Amidst all the "Am Not-Are Too" finger-pointing engaged in by both segments of the financial industry, there is clearly one area of business where banks are beating credit unions to the punch, time after time: SAR-filing (paid subscription required).
Speaking Tuesday to the National Association of Federal Credit Unions, Financial Crimes Enforcement Network Director Jennifer Shasky Calvery said that an unusually large number of credit unions have not filed suspicious activity reports or currency transaction reports for nearly two years.
"Some early research we are looking at suggests that we have a surprisingly larger … statistically relevant and unusual number of credit unions that over a seven-quarter period — so almost a two-year period — filed neither a SAR or CTR," she told the trade group's congressional conference.
She acknowledged that "there could be problems with the data," but added that "the number is surprising, so we are trying to understand that."

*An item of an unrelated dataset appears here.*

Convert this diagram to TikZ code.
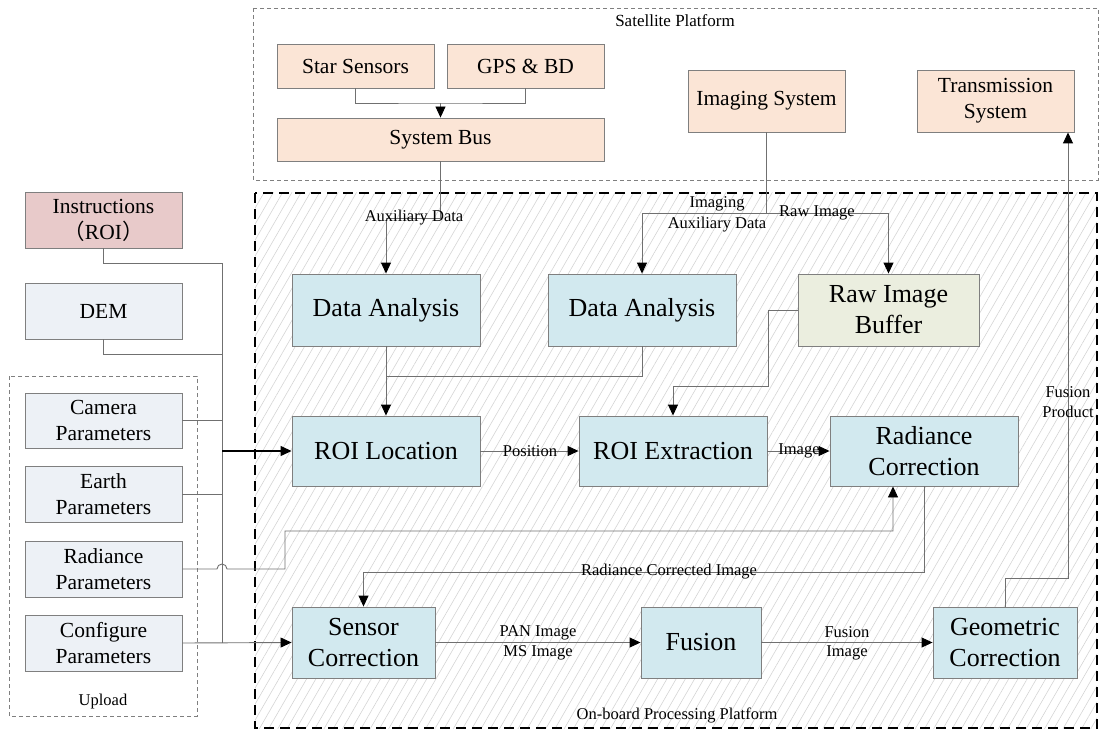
\documentclass[tikz,border=0pt]{standalone}
\usepackage{fontspec}
\setmainfont{Liberation Serif}
\newfontfamily\cjkfont{Noto Sans CJK SC}
\usetikzlibrary{arrows.meta,patterns.meta}
\definecolor{peach}{HTML}{FBE5D6}
\definecolor{procblue}{HTML}{D2E9EF}
\definecolor{roipink}{HTML}{E8CACA}
\definecolor{paramgray}{HTML}{EDF1F6}
\definecolor{buffergreen}{HTML}{EBEEDF}
\definecolor{boxline}{HTML}{7F7F7F}
\definecolor{wire}{HTML}{707070}
\definecolor{hatch}{HTML}{D4D4D4}
\newcommand\FBig{\fontsize{26}{31}\selectfont}
\newcommand\FMid{\fontsize{21.5}{26}\selectfont}
\newcommand\FLab{\fontsize{16.5}{21}\selectfont}
\begin{document}
\begin{tikzpicture}[x=1pt,y=-1pt,
  every node/.style={inner sep=0pt, align=center},
  blk/.style={draw=boxline, line width=0.9pt},
  wirestyle/.style={draw=wire, line width=0.9pt},
  arr/.style={wirestyle, -{Triangle[length=11pt,width=10pt,color=black,fill=black]}},
  lab/.style={font=\FLab},
  thin dash/.style={draw=boxline, line width=0.7pt, dash pattern=on 4pt off 3pt}
]
\useasboundingbox (0,0) rectangle (1102,730);

% platforms
\draw[thin dash] (253,8) rectangle (1098,180);
\node[font=\fontsize{17}{20}\selectfont] (satlab) at (675,21) {Satellite Platform};
\fill[pattern={Lines[angle=60,distance=8pt,line width=0.6pt]}, pattern color=hatch] (255,193) rectangle (1097,728);
\draw[line width=1.8pt, dash pattern=on 10pt off 6pt] (255,193) rectangle (1097,728);
\node[lab] (oblab) at (677,715) {On-board Processing Platform};
\draw[thin dash] (9,376) rectangle (197,716);
\node[lab] (uplab) at (103,702) {Upload};

% satellite boxes
\node[blk, fill=peach, minimum width=157pt, minimum height=44pt, font=\FMid] (star) at (355.5,66) {Star Sensors};
\node[blk, fill=peach, minimum width=157pt, minimum height=44pt, font=\FMid] (gps) at (525.5,66) {GPS \& BD};
\node[blk, fill=peach, minimum width=327pt, minimum height=43pt, font=\FMid] (bus) at (440.5,139.5) {System Bus};
\node[blk, fill=peach, minimum width=157pt, minimum height=62pt, font=\FMid] (imsys) at (766.5,101) {Imaging System};
\node[blk, fill=peach, minimum width=157pt, minimum height=62pt, font=\FMid] (trans) at (995.5,101) {Transmission\\System};

% left inputs
\node[blk, fill=roipink, minimum width=157pt, minimum height=56pt, font=\FMid] (instr) at (103.5,220) {Instructions\\{\cjkfont （}ROI{\cjkfont ）}};
\node[blk, fill=paramgray, minimum width=157pt, minimum height=56pt, font=\FMid] (dem) at (103.5,311) {DEM};
\node[blk, fill=paramgray, minimum width=157pt, minimum height=55pt, font=\FMid] (cam) at (103.5,420.5) {Camera\\Parameters};
\node[blk, fill=paramgray, minimum width=157pt, minimum height=56pt, font=\FMid] (earth) at (103.5,494) {Earth\\Parameters};
\node[blk, fill=paramgray, minimum width=157pt, minimum height=56pt, font=\FMid] (radp) at (103.5,569) {Radiance\\Parameters};
\node[blk, fill=paramgray, minimum width=157pt, minimum height=56pt, font=\FMid] (conf) at (103.5,643) {Configure\\Parameters};

% processing boxes
\node[blk, fill=procblue, minimum width=188pt, minimum height=72pt, font=\FBig] (da1) at (386,310) {Data Analysis};
\node[blk, fill=procblue, minimum width=188pt, minimum height=72pt, font=\FBig] (da2) at (642,310) {Data Analysis};
\node[blk, fill=buffergreen, minimum width=181pt, minimum height=72pt, font=\FBig] (rawbuf) at (888.5,310) {Raw Image\\Buffer};
\node[blk, fill=procblue, minimum width=188pt, minimum height=70pt, font=\FBig] (roiloc) at (386,451) {ROI Location};
\node[blk, fill=procblue, minimum width=188pt, minimum height=70pt, font=\FBig] (roiext) at (673,451) {ROI Extraction};
\node[blk, fill=procblue, minimum width=188pt, minimum height=70pt, font=\FBig] (radcor) at (924,451) {Radiance\\Correction};
\node[blk, fill=procblue, minimum width=143pt, minimum height=71pt, font=\FBig] (sencor) at (363.5,642.5) {Sensor\\Correction};
\node[blk, fill=procblue, minimum width=120pt, minimum height=71pt, font=\FBig] (fusion) at (701,642.5) {Fusion};
\node[blk, fill=procblue, minimum width=144pt, minimum height=71pt, font=\FBig] (geo) at (1005,642.5) {Geometric\\Correction};

% junction coordinates
\coordinate (busj) at (386,218);
\coordinate (imj) at (766.5,213);
\coordinate (daj) at (386,376);
\coordinate (rbj) at (768,386);
\coordinate (rcj) at (363.5,572);
\coordinate (geoj) at (1068,578);
\coordinate (rpj) at (285,531);
\coordinate (lbtop) at (222,263);
\coordinate (lbdem) at (222,354);
\coordinate (lbroi) at (222,451);
\coordinate (lbconf) at (222,643);

% satellite connectors
\draw[wirestyle] (star.south) |- (440.5,103) -| (gps.south);
\draw[arr] (440.5,103) -- (bus.north);
\draw[arr] (bus.south) |- (busj) -- (da1.north);
\draw[wirestyle] (imsys.south) -- (imj);
\draw[arr] (imj) -| (da2.north);
\draw[arr] (imj) -| (rawbuf.north);

% processing connectors
\draw[arr] (da1.south) -- (roiloc.north);
\draw[wirestyle] (da2.south) |- (daj);
\draw[arr] (rawbuf.west) -| (rbj) -| (roiext.north);
\draw[arr] (roiloc.east) -- (roiext.west);
\draw[arr] (roiext.east) -- (radcor.west);
\draw[arr] (radcor.south) |- (rcj) -- (sencor.north);
\draw[arr] (sencor.east) -- (fusion.west);
\draw[arr] (fusion.east) -- (geo.west);
\draw[arr] (geo.north) |- (geoj) -- ([xshift=72.5pt]trans.south);

% left connectors
\draw[wirestyle] (instr.south) |- (lbtop);
\draw[wirestyle] (dem.south) |- (lbdem);
\draw[wirestyle] (cam.east) -- (cam.east -| lbtop);
\draw[wirestyle] (earth.east) -- (earth.east -| lbtop);
\draw[wirestyle] (lbtop) -- (lbconf);
\draw[arr, draw=black, line width=1.3pt] (lbroi) -- (roiloc.west);
\draw[arr] (conf.east) -- (sencor.west);
\draw[arr] (radp.east) -- (217,569) arc[start angle=180, end angle=0, radius=5pt] -- (rpj |- radp.east) -- (rpj) -| ([xshift=-31pt]radcor.south);

% labels
\node[lab] (l1) at (414,218) {Auxiliary Data};
\node[lab] (l2) at (717,204) {Imaging};
\node[lab] (l3) at (717,225) {Auxiliary Data};
\node[lab] (l4) at (817,213) {Raw Image};
\node[lab] (l5) at (530,451) {Position};
\node[lab] (l6) at (799,451) {Image};
\node[lab] (l7) at (669,572) {Radiance Corrected Image};
\node[lab] (l8) at (538,633) {PAN Image};
\node[lab] (l9) at (538,653) {MS Image};
\node[lab] (l10) at (847,632) {Fusion};
\node[lab] (l11) at (847,653) {Image};
\node[lab] (l12) at (1068,392) {Fusion};
\node[lab] (l13) at (1068,412) {Product};
\end{tikzpicture}
\end{document}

Now, this is the same Jennifer Shasky Calvery who last year declared that the battle to pry open the banking business for state-legal recreational marijuana businesses had been won, so a healthy dose of skepticism might be warranted as to the reliability of these statistics. Still, no SARs or CTRs at all?
I guess its safe to say that many credit unions are not overspending on their anti-money laundering compliance staff. Which, I suppose, is just fine until, you know, it isn't.